Thinking about this, it hit me that there are precious few ways that an authentication scheme could play well with AOL’s method of providing web access. For example:
- The scheme could just do away with a reliance on the client’s IP address; this, though, would mean that the site would be entirely susceptible to session hikacking.
- The scheme could use a looser IP address check, checking only to make sure the client was in the same range of IP addresses from request to request; this would likewise open the site up to (a more limited scope of) session hijacking, and would be a completely arbitrary implementation of the idea that proxy requests will always take place within some generic range of IP addresses. (Of note, it appears this is how the popular web forum software phpBB has decided to deal with this same problem, only checking the first 24 bits of the IP address.)
- The scheme could replace its checks of the client IP address with checks of other random HTTP headers (like the User-Agent, the Accept-Charset, etc.); to me, though, any competent hacker wouldn’t just playback the cookie header, he would play back all the headers from the request, and would easily defeat this check without even knowing it.
- Lastly, the scheme could get rid of the client IP address check but demand encryption of all its traffic (using secure HTTP); this would work great and prevent network capture of the cookies, but would require an HTTPS server and would demand that the people running the app spend money annually to get a security certificate, all just to work around AOL’s decision on how the web should work.
In the end, I added a preference to my scheme that allows any single application to decide on one of two behaviors, either completely rejecting clients that are coming through AOL proxy servers (not shockingly, the way that many others have decided to deal with the problem), or allowing them by lessening the security bar for them and them alone. I check whether a given client is coming from AOL via a two-pronged test: first, I check to see if the User-Agent string contains “AOL”, and if it does, I check to see if the client IP address is within the known blocks of AOL proxy servers. If the client is found to be an AOL proxy server, then (depending on the chosen behavior) I either return the user to the login page with a message that explains why his browser can’t connect to my app, or I build my authentication token without the client IP address and then pass the user into the application.

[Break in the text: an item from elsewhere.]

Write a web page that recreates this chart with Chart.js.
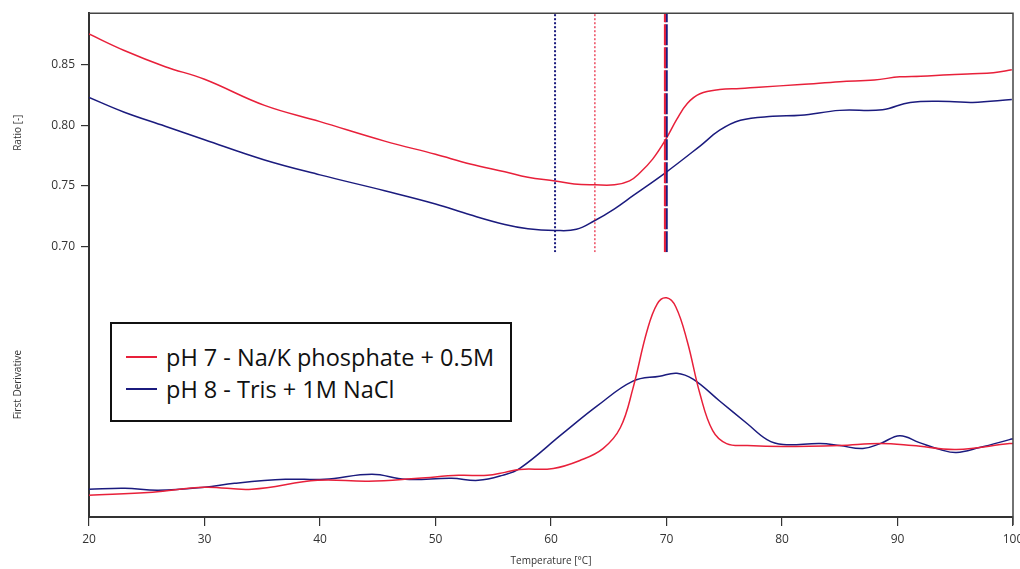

Finding myself in a situation where users were inexplicably unable to access one of my web apps was reasonably irritating, sure, but the end explanation was way more irritating. Now, I have to maintain a list of known AOL proxy servers in all my apps, and potentially, I have to get involved in teaching users how to bypass the AOL browser for access to any apps that require the stronger level of security. Of course, it’s also helped me understand the places where my authentication scheme can stand to be improved, and that’s not all that bad… but it still makes me want to punish AOL somehow.